5. English be is an incomplete melding of three(!) different verbs, sing is an old strong verb, and children and oxen show the remnants of an older Germanic system of pluralization from Old English. Eventually, all of these irregularities may disappear—as many others already have—through a process known as leveling.
6. Those English dictionaries include some interesting mappings, too. For example, the stem for french is france, for german it’s germany, for italian it’s italy, for holland it’s dutch, and for filipino it’s philippines. This works out well for certain locutions in English, making “president of france” and “french president” essentially the same (see more on the treatment of of in the section on stop words). The fact that most pairs map the adjective to the country while holland and dutch go the other way doesn’t matter much because the result is only used internally by the search engine.
7. Affixes that give a variant of the same word (hope, hopes, hoped, hoping) are called inflectional affixes, while affixes that give a related but distinct word (like hope → hopeful, quick → quickly, word → wordy, or work → worker) are called derivational affixes. Stemmers generally try to unify words that are inflections of the root form. Whether or not derived forms should be included depends on the goals of whoever is creating the stemmer. It’s like deciding what forms to list in a dictionary. Should related forms—especially those whose meaning is predictable—all be listed under one headword (stem/lemma/root), or should they get their own entries? In English, words definitely belongs under word and hoping belongs under hope, but do wordy and hopefully get their own entries or not? It’s a judgement call.

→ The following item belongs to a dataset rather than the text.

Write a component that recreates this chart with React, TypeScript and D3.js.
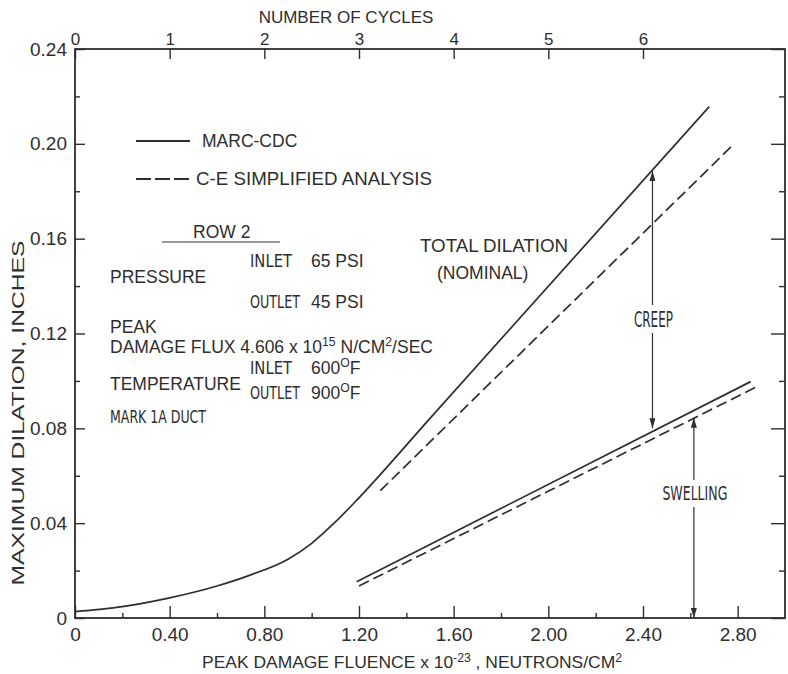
import React, { useEffect, useRef } from "react";
import * as d3 from "d3";

const W = 788;
const H = 674;
const INK = "#2e2e2e";
const FONT = "'Liberation Sans', Arial, sans-serif";
const NARROW = "'Liberation Sans Narrow', 'DejaVu Sans Condensed', sans-serif";

// peak damage fluence (x 10^23 n/cm2) vs maximum dilation (in)
const marcTotal: [number, number][] = [
  [0, 0.0027], [0.2, 0.0048], [0.4, 0.0085], [0.6, 0.0135], [0.74, 0.0181],
  [0.9, 0.0248], [1.0, 0.0315], [1.1, 0.0405], [1.2, 0.0507], [1.5, 0.0842],
  [2.68, 0.2157],
];
const ceTotal: [number, number][] = [[1.29, 0.0537], [2.78, 0.1995]];
const marcSwelling: [number, number][] = [[1.19, 0.0153], [2.855, 0.0997]];
const ceSwelling: [number, number][] = [[1.2, 0.0135], [2.876, 0.0973]];

const creep = { x: 2.44, from: 0.08, to: 0.1885 };
const swelling = { x: 2.615, from: 0, to: 0.0845 };

const fluenceTicks = [0, 0.4, 0.8, 1.2, 1.6, 2.0, 2.4, 2.8];
const fluenceLabels = ["0", "0.40", "0.80", "1.20", "1.60", "2.00", "2.40", "2.80"];
const fluenceMinor = [0.2, 0.6, 1.0, 1.4, 1.8, 2.2, 2.6];
const dilationTicks = [0, 0.04, 0.08, 0.12, 0.16, 0.2, 0.24];
const dilationLabels = ["0", "0.04", "0.08", "0.12", "0.16", "0.20", "0.24"];
const dilationMinor = [0.02, 0.06, 0.1, 0.14, 0.18, 0.22];
const cycleTicks = [0, 1, 2, 3, 4, 5, 6];

type Part = string | { sup: string };

function label(g: any, px: number, py: number, parts: Part[], size = 17.5, anchor = "start", family = FONT) {
  const t = g.append("text")
    .attr("x", px).attr("y", py)
    .attr("font-family", family).attr("font-size", size)
    .attr("fill", INK).attr("text-anchor", anchor);
  let raised = false;
  parts.forEach(p => {
    if (typeof p === "string") {
      t.append("tspan").attr("dy", raised ? size * 0.38 : 0).text(p);
      raised = false;
    } else {
      t.append("tspan").attr("dy", -size * 0.38).attr("font-size", size * 0.7).text(p.sup);
      raised = true;
    }
  });
  return t;
}

function squeeze(t: any, len: number) {
  return t.attr("textLength", len).attr("lengthAdjust", "spacingAndGlyphs");
}

function draw(svg: any) {
  const x = d3.scaleLinear().domain([0, 3]).range([75, 785]);
  const y = d3.scaleLinear().domain([0, 0.24]).range([618, 49]);
  const cyc = d3.scaleLinear().domain([0, 7.5]).range([75, 785]);

  svg.append("rect").attr("width", W).attr("height", H).attr("fill", "#fff");

  const style = (g: any, size: number) => {
    g.select(".domain").remove();
    g.selectAll("line").attr("stroke", INK).attr("stroke-width", 1.4);
    g.selectAll("text").attr("font-family", FONT).attr("font-size", size).attr("fill", INK);
  };

  // bottom
  svg.append("g").attr("transform", "translate(0,618)")
    .call(d3.axisBottom(x).tickValues(fluenceTicks).tickSize(-12).tickPadding(10)
      .tickFormat((d: any, i: number) => fluenceLabels[i]))
    .call((g: any) => style(g, 19));
  svg.append("g").attr("transform", "translate(0,618)")
    .call(d3.axisBottom(x).tickValues(fluenceMinor).tickSize(-5).tickFormat(() => ""))
    .call((g: any) => style(g, 19));
  // left
  svg.append("g").attr("transform", "translate(75,0)")
    .call(d3.axisLeft(y).tickValues(dilationTicks).tickSize(-10).tickPadding(8)
      .tickFormat((d: any, i: number) => dilationLabels[i]))
    .call((g: any) => style(g, 19));
  svg.append("g").attr("transform", "translate(75,0)")
    .call(d3.axisLeft(y).tickValues(dilationMinor).tickSize(-5).tickFormat(() => ""))
    .call((g: any) => style(g, 19));
  // right
  svg.append("g").attr("transform", "translate(785,0)")
    .call(d3.axisRight(y).tickValues(dilationTicks).tickSize(-14).tickFormat(() => ""))
    .call((g: any) => style(g, 19));
  svg.append("g").attr("transform", "translate(785,0)")
    .call(d3.axisRight(y).tickValues(dilationMinor).tickSize(-6).tickFormat(() => ""))
    .call((g: any) => style(g, 19));
  // top: cycles
  svg.append("g").attr("transform", "translate(0,49)")
    .call(d3.axisTop(cyc).tickValues(cycleTicks).tickSize(-10).tickPadding(4))
    .call((g: any) => style(g, 17));

  svg.append("rect").attr("x", 75).attr("y", 49).attr("width", 710).attr("height", 569)
    .attr("fill", "none").attr("stroke", INK).attr("stroke-width", 1.8);

  // axis titles
  label(svg, 346, 23, ["NUMBER OF CYCLES"], 17, "middle");
  squeeze(label(svg, 412, 668, ["PEAK DAMAGE FLUENCE x 10", { sup: "-23" }, " , NEUTRONS/CM", { sup: "2" }], 17, "middle"), 420);
  squeeze(svg.append("text")
    .attr("transform", "translate(24,413) rotate(-90)")
    .attr("text-anchor", "middle").attr("font-family", FONT).attr("font-size", 17)
    .attr("fill", INK)
    .text("MAXIMUM DILATION, INCHES"), 345);

  // curves
  const line = d3.line<[number, number]>().x(d => x(d[0])).y(d => y(d[1])).curve(d3.curveMonotoneX);
  const curves: [[number, number][], boolean][] = [
    [marcTotal, false], [ceTotal, true], [marcSwelling, false], [ceSwelling, true],
  ];
  curves.forEach(([data, dashed]) => {
    svg.append("path").datum(data).attr("d", line)
      .attr("fill", "none").attr("stroke", INK).attr("stroke-width", 1.7)
      .attr("stroke-dasharray", dashed ? "11,5" : null);
  });

  // legend
  svg.append("line").attr("x1", 136).attr("x2", 190).attr("y1", 141).attr("y2", 141)
    .attr("stroke", INK).attr("stroke-width", 1.8);
  svg.append("line").attr("x1", 136).attr("x2", 190).attr("y1", 179).attr("y2", 179)
    .attr("stroke", INK).attr("stroke-width", 2.2).attr("stroke-dasharray", "15,4");
  label(svg, 202, 147, ["MARC-CDC"]);
  squeeze(label(svg, 196, 185, ["C-E SIMPLIFIED ANALYSIS"]), 236);

  // conditions block
  label(svg, 193, 238, ["ROW 2"]);
  svg.append("line").attr("x1", 162).attr("x2", 280).attr("y1", 242).attr("y2", 242)
    .attr("stroke", "#777").attr("stroke-width", 1.5);
  squeeze(label(svg, 250, 267, ["INLET"], 17, "start", NARROW), 42);
  label(svg, 311, 267, ["65 PSI"]);
  label(svg, 110, 283, ["PRESSURE"]);
  squeeze(label(svg, 250, 308, ["OUTLET"], 17, "start", NARROW), 50);
  label(svg, 311, 308, ["45 PSI"]);
  label(svg, 110, 333, ["PEAK"]);
  label(svg, 110, 353, ["DAMAGE FLUX 4.606 x 10", { sup: "15" }, " N/CM", { sup: "2" }, "/SEC"]);
  squeeze(label(svg, 250, 374, ["INLET"], 17, "start", NARROW), 42);
  label(svg, 311, 374, ["600", { sup: "O" }, "F"]);
  label(svg, 110, 390, ["TEMPERATURE"]);
  squeeze(label(svg, 250, 399, ["OUTLET"], 17, "start", NARROW), 50);
  label(svg, 311, 399, ["900", { sup: "O" }, "F"]);
  squeeze(label(svg, 110, 423, ["MARK 1A DUCT"], 18, "start", NARROW), 96);

  squeeze(label(svg, 420, 252, ["TOTAL DILATION"]), 148);
  label(svg, 437, 279, ["(NOMINAL)"]);

  // arrows
  const defs = svg.append("defs");
  defs.append("marker").attr("id", "head").attr("viewBox", "0 0 10 6")
    .attr("refX", 10).attr("refY", 3).attr("markerWidth", 10).attr("markerHeight", 6)
    .attr("markerUnits", "userSpaceOnUse").attr("orient", "auto")
    .append("path").attr("d", "M0,0L10,3L0,6Z").attr("fill", INK);

  const arrow = (px: number, y1: number, y2: number) =>
    svg.append("line").attr("x1", px).attr("x2", px).attr("y1", y1).attr("y2", y2)
      .attr("stroke", INK).attr("stroke-width", 1.2).attr("marker-end", "url(#head)");

  const cx = x(creep.x);
  arrow(cx, 305, y(creep.to));
  arrow(cx, 333, y(creep.from));
  squeeze(label(svg, cx + 1, 327, ["CREEP"], 21, "middle", NARROW), 39);

  const sx = x(swelling.x);
  arrow(sx, 480, y(swelling.to));
  arrow(sx, 507, y(swelling.from));
  squeeze(label(svg, sx + 1, 500, ["SWELLING"], 20, "middle", NARROW), 65);
}

export default function App() {
  const ref = useRef<SVGSVGElement>(null);
  useEffect(() => {
    const svg = d3.select(ref.current);
    svg.selectAll("*").remove();
    draw(svg);
  }, []);
  return (
    <svg ref={ref} width={W} height={H}
      style={{ position: "absolute", left: 0, top: 0, display: "block" }} />
  );
}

8. A really common source of mistakes for rule-based stemmers comes from words that look like they have affixes on them, but don’t. For example, surnames like Belcher, Childers, or Johns, which can have their final -er, -ers, or -s stripped off. More common names, like Jones and Edwards, may be known exceptions and thus left untouched. Ironically, the name Stemmer is likely to be incorrectly but understandably stemmed to stem.
9. Some of the examples I found when reviewing the Polish stemmer are listed on MediaWiki. The worst is the stem ć, which is the infinitive verb ending in Polish. Lots of completely unrelated words—like Adrien, Button, Coins, Drag, Espinho, Frau, Girl, Hague, Issue, Judas, Keiki, Laws, Mammal, Nuxalk, Oloś, Pearl, Qaab, Rogue, Shingle, Trask, Uniw, Value, Wheel, XXIII, Yzaga, and Zizinho, just to name a few—get reduced to the ć ending by some overzealous bit of statistical machinery inside the stemmer. Fortunately the words that it makes mistakes on are fairly rare, and we’ve added filters to improve the results.
10. We have one stemmer for Bosnian, Croatian, and Serbian, and one for Indonesian and Malay. The languages in these two groups are closely related and have the same basic morphology even where they differ in vocabulary, spelling, pronunciation, or writing system. As an analogy, US and UK English differ in the spelling of color/colour or realize/realise, and in the vocabulary for truck/lorry, but the rules for inflecting those words are the same as general English words—colors/colours, realizing/realising, trucks/lorries—so the same stemmer can be used without knowing which variety we are dealing with. The situation is similar—but with potentially much more distinctiveness between varieties—for Bosnian, Croatian, and Serbian and for Indonesian and Malay.